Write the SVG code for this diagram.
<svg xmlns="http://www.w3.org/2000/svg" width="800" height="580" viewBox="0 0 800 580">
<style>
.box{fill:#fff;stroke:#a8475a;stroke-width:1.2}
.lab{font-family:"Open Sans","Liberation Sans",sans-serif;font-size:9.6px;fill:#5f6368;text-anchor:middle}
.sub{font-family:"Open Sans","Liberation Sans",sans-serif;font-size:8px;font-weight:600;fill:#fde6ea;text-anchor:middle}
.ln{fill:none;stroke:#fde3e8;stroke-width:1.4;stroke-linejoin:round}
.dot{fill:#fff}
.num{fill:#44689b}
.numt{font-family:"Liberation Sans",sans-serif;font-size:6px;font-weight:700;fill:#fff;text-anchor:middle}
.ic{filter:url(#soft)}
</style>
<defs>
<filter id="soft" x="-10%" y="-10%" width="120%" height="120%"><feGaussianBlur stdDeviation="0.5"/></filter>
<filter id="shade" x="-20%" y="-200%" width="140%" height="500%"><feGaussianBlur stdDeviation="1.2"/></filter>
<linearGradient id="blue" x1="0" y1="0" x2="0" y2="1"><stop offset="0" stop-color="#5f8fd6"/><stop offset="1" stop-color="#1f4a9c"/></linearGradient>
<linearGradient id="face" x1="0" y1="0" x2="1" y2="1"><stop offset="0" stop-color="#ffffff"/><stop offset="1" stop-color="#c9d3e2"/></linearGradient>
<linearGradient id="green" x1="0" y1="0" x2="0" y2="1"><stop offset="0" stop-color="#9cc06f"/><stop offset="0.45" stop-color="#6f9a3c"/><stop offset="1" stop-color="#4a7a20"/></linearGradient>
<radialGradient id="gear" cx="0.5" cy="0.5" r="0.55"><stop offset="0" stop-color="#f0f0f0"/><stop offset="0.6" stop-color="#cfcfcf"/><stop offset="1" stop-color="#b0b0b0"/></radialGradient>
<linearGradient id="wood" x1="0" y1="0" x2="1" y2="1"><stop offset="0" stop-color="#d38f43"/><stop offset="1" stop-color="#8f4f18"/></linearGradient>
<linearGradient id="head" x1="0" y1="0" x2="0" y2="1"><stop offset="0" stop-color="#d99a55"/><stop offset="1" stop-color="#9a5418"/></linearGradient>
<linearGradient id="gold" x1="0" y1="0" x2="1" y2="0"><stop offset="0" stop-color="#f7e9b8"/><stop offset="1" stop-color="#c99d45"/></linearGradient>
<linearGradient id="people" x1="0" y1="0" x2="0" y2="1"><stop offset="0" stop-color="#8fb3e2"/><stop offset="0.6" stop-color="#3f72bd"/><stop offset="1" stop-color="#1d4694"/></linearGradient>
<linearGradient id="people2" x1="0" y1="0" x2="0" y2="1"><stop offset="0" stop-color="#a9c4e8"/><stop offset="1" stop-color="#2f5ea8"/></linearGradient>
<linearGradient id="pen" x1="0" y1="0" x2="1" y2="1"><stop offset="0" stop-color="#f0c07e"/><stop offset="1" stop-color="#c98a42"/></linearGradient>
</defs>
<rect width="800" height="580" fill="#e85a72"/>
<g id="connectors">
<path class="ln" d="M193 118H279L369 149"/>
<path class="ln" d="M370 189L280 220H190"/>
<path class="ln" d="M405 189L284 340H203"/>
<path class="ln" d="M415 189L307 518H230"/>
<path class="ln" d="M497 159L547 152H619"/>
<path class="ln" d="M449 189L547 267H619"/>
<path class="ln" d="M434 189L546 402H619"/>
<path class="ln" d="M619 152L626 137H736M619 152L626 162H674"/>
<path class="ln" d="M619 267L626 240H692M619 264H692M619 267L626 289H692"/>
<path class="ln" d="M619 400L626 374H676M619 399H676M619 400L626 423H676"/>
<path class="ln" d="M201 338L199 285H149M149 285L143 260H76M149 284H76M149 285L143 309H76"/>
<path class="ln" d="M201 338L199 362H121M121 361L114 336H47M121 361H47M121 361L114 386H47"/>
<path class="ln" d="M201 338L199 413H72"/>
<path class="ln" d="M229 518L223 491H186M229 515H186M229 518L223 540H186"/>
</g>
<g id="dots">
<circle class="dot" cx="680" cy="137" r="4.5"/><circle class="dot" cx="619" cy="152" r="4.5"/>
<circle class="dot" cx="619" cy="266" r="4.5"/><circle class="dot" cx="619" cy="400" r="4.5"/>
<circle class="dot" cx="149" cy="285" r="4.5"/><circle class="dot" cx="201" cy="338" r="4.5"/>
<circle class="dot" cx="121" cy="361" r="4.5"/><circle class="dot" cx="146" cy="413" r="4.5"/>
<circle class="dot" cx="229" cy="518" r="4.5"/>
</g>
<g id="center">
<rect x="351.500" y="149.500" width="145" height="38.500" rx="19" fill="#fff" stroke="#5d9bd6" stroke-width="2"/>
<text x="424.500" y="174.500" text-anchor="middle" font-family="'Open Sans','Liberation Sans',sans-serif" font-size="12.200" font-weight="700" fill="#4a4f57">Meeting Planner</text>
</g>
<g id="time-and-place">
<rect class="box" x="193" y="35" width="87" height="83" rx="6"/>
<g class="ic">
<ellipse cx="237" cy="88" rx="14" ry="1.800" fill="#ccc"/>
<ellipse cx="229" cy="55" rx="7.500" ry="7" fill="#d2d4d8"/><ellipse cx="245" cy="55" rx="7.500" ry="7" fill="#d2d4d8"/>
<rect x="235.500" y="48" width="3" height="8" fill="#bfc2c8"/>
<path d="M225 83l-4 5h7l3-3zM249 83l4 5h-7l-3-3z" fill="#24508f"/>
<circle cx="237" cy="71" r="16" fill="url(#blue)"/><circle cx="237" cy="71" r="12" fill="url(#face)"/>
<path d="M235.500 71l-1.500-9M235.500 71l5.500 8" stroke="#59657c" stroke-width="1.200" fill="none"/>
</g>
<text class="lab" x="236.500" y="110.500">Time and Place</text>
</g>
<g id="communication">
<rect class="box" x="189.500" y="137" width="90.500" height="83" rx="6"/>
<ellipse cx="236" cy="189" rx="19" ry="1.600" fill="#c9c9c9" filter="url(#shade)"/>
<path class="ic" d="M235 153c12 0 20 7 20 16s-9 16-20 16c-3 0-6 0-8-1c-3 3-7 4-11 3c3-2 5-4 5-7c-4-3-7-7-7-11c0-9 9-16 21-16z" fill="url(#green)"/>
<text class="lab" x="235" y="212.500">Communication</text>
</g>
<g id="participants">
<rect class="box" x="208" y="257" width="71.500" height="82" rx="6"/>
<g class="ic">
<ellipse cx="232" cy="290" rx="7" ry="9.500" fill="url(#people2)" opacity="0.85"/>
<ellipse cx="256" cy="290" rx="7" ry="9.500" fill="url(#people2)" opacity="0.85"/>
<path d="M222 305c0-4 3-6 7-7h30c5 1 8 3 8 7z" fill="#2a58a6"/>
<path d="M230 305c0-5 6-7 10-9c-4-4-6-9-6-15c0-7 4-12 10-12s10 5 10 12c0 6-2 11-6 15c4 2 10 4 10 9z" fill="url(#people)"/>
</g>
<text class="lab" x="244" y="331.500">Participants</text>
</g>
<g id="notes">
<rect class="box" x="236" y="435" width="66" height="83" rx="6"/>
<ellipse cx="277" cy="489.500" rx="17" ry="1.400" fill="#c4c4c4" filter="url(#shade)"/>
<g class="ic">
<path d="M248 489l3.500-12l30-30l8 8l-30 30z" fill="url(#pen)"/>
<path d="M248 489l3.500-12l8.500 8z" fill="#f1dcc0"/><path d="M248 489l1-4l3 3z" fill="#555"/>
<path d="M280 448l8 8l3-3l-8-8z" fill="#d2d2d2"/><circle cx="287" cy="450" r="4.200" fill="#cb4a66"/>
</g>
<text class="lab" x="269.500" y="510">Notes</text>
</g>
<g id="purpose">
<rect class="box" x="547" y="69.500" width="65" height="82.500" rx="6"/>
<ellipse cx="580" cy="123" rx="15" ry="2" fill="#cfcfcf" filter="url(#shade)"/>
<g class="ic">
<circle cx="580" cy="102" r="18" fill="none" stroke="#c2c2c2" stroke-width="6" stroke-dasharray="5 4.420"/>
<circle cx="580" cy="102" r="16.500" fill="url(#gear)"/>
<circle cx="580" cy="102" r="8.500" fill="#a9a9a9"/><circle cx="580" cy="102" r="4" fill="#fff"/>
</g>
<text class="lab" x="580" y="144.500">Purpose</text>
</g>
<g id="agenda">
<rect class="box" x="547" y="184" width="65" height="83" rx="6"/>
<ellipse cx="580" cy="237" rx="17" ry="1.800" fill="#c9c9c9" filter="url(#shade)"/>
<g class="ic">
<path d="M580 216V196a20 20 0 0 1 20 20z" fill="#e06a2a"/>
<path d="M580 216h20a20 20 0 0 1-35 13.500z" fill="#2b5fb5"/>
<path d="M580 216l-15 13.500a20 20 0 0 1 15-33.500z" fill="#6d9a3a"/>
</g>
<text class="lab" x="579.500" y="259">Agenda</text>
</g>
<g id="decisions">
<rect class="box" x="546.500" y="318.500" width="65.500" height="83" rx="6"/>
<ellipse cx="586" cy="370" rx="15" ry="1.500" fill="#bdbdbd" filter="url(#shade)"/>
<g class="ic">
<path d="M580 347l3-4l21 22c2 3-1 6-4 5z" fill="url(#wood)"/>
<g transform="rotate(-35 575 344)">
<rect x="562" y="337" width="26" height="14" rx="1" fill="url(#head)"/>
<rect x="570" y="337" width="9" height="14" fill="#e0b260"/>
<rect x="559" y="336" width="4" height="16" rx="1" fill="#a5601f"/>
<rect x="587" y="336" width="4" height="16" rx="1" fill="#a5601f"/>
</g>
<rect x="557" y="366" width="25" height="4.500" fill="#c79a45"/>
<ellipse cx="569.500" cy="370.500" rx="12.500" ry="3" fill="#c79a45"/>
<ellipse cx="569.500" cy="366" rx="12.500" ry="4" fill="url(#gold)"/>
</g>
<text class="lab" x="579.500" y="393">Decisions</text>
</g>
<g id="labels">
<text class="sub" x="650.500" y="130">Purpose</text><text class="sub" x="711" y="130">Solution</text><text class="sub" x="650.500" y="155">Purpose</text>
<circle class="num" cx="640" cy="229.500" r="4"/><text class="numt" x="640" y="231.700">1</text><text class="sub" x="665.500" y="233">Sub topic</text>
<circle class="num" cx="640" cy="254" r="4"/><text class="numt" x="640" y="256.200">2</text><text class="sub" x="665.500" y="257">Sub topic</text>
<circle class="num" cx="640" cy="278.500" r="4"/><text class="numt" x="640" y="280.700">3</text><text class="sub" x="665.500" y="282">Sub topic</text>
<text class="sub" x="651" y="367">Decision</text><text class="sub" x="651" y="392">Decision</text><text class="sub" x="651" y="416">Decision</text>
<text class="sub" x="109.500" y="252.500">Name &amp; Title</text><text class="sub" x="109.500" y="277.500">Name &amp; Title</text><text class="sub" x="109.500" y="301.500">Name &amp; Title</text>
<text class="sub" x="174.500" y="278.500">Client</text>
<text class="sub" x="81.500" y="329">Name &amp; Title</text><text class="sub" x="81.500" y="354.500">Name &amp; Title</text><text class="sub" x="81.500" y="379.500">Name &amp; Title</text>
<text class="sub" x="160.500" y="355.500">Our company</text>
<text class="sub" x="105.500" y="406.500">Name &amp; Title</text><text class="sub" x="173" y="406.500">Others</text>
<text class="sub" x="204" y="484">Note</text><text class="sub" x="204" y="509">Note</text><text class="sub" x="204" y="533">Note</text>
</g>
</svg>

* * *

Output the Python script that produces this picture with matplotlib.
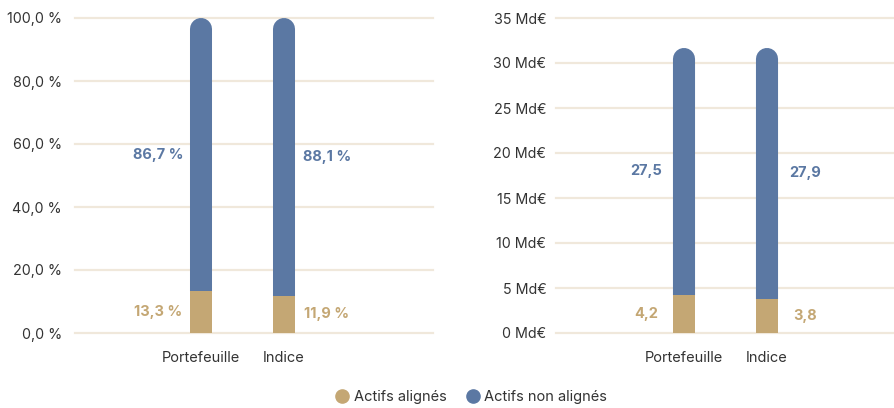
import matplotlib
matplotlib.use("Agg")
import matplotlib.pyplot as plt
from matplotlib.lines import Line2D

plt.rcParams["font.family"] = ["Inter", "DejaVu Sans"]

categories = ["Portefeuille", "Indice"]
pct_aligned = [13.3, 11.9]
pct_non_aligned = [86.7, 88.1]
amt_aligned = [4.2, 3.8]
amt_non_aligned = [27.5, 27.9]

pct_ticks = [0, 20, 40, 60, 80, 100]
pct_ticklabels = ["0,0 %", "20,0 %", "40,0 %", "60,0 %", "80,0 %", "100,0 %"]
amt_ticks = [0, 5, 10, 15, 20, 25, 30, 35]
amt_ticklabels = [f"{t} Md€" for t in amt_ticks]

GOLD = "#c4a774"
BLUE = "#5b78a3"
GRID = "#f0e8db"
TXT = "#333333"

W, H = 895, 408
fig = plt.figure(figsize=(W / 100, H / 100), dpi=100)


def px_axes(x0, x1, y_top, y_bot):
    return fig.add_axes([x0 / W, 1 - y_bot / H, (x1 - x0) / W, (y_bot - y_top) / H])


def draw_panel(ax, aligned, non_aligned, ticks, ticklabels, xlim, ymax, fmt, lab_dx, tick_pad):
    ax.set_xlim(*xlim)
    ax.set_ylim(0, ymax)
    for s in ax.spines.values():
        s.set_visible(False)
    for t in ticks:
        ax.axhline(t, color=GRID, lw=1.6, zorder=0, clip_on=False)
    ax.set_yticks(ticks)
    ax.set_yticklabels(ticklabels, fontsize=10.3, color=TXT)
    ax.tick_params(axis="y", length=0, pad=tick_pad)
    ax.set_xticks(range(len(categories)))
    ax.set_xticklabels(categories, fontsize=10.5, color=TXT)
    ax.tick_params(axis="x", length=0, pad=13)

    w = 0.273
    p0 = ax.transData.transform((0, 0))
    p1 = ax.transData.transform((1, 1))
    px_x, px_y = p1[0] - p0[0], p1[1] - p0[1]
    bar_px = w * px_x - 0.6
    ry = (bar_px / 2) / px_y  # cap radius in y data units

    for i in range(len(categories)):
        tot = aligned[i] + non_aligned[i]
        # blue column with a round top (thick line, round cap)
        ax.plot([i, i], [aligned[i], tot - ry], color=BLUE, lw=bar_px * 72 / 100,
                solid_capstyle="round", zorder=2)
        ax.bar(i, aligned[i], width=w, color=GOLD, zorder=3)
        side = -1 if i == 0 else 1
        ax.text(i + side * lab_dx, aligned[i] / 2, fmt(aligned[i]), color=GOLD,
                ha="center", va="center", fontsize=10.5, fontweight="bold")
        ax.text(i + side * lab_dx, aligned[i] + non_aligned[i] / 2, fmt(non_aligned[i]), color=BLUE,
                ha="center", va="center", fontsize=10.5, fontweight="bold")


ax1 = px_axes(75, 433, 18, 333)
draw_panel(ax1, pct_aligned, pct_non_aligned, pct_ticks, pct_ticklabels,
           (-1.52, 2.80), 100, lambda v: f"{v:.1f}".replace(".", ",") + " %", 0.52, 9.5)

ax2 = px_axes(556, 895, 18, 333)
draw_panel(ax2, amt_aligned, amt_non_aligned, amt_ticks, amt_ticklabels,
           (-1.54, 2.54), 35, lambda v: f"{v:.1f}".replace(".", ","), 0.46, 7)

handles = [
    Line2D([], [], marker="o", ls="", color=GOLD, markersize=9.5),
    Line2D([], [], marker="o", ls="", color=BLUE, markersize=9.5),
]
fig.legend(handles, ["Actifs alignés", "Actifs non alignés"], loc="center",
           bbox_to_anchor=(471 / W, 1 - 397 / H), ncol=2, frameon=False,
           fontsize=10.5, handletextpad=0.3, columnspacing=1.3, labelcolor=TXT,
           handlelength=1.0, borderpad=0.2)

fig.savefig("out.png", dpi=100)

---

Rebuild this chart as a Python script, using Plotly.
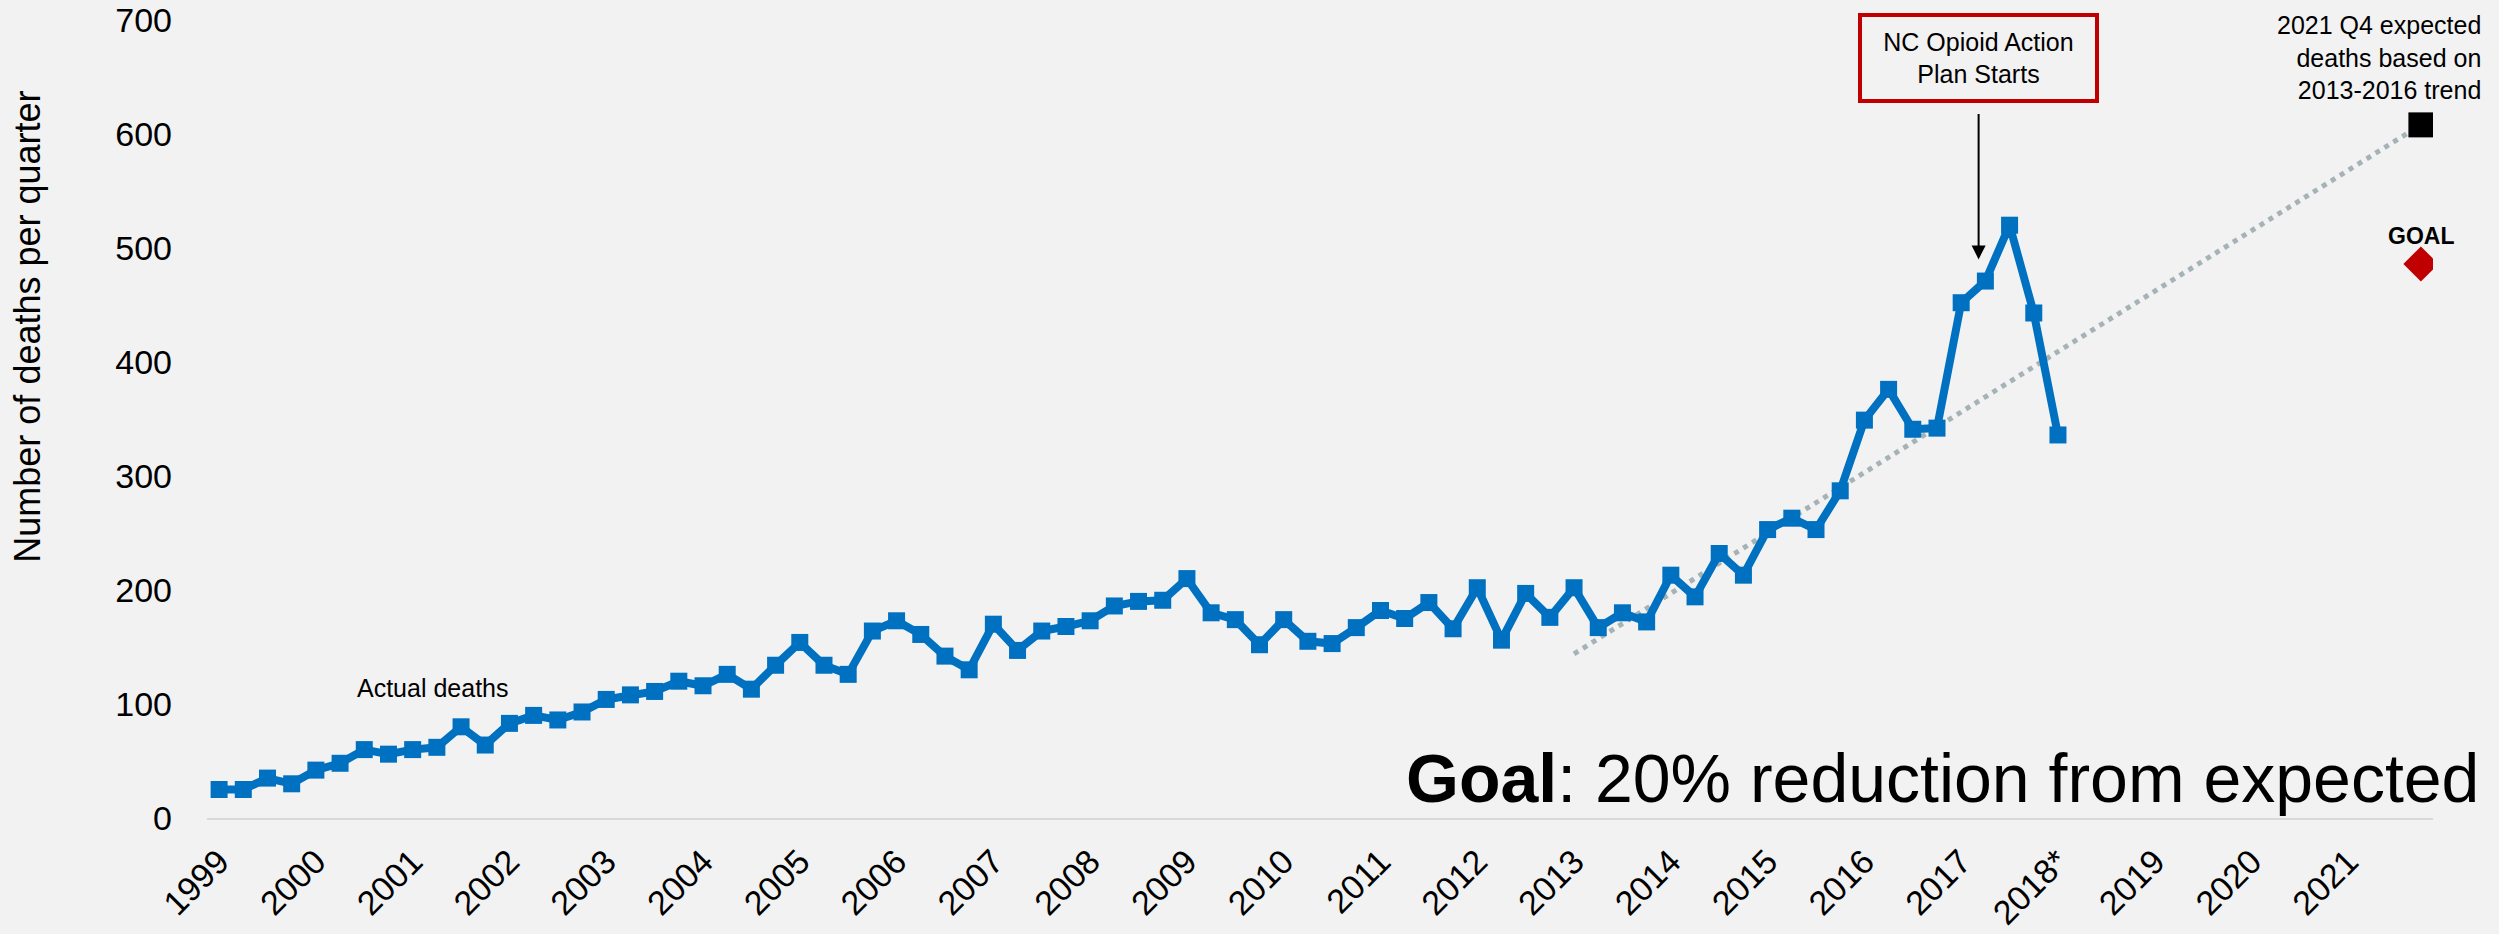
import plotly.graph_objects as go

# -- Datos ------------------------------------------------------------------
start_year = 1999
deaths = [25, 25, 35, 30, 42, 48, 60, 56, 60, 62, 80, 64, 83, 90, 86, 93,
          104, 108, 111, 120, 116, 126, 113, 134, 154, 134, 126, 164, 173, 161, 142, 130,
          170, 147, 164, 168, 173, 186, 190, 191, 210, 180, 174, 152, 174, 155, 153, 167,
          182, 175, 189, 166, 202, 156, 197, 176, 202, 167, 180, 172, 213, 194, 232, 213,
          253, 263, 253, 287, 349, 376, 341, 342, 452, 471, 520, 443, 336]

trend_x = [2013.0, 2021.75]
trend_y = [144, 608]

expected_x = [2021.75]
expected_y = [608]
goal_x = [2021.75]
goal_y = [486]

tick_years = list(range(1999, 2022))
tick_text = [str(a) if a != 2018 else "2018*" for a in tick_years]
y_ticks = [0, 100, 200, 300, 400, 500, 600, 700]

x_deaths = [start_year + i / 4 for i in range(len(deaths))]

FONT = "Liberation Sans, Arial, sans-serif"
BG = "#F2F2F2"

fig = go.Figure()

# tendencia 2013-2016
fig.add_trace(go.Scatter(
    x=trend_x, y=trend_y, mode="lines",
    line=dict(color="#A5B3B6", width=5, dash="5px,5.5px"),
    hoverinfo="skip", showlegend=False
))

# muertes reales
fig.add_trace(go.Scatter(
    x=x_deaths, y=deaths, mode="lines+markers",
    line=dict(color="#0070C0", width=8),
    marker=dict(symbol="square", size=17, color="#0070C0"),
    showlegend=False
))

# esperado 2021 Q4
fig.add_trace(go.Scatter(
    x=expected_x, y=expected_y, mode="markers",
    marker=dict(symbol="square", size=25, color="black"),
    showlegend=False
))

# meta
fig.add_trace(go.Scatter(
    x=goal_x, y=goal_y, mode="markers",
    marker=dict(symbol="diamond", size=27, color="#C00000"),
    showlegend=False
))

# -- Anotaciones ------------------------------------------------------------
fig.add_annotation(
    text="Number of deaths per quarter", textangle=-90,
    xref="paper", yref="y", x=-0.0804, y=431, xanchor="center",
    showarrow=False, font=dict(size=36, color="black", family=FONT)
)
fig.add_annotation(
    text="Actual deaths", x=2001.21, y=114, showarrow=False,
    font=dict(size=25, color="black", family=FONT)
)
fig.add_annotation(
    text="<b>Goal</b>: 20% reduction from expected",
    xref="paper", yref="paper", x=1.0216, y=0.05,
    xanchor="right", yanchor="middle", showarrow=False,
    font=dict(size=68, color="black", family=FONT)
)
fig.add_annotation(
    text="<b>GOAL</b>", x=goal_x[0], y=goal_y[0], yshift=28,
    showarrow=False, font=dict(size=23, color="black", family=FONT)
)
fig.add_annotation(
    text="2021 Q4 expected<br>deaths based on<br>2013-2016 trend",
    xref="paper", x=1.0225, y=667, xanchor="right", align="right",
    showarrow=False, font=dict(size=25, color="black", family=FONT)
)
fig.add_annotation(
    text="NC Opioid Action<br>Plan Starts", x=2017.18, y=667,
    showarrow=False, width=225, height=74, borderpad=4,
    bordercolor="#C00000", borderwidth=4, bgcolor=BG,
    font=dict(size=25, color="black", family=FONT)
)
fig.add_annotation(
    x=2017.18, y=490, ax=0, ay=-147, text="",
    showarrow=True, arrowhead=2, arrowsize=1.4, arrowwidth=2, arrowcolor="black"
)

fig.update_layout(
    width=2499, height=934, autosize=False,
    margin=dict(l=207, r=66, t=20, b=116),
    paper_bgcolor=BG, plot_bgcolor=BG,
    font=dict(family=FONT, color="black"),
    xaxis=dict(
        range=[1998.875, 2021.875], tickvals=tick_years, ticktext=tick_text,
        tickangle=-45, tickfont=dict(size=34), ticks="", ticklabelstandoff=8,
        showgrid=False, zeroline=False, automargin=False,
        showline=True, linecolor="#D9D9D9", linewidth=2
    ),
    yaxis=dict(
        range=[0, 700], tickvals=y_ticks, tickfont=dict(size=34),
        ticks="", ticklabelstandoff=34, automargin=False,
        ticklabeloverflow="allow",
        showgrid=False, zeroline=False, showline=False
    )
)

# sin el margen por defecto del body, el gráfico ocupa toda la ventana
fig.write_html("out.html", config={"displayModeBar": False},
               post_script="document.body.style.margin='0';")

• Exercise task:
In the records above, how many lines contain the string "Python"? State that number only.

• Written answer:
2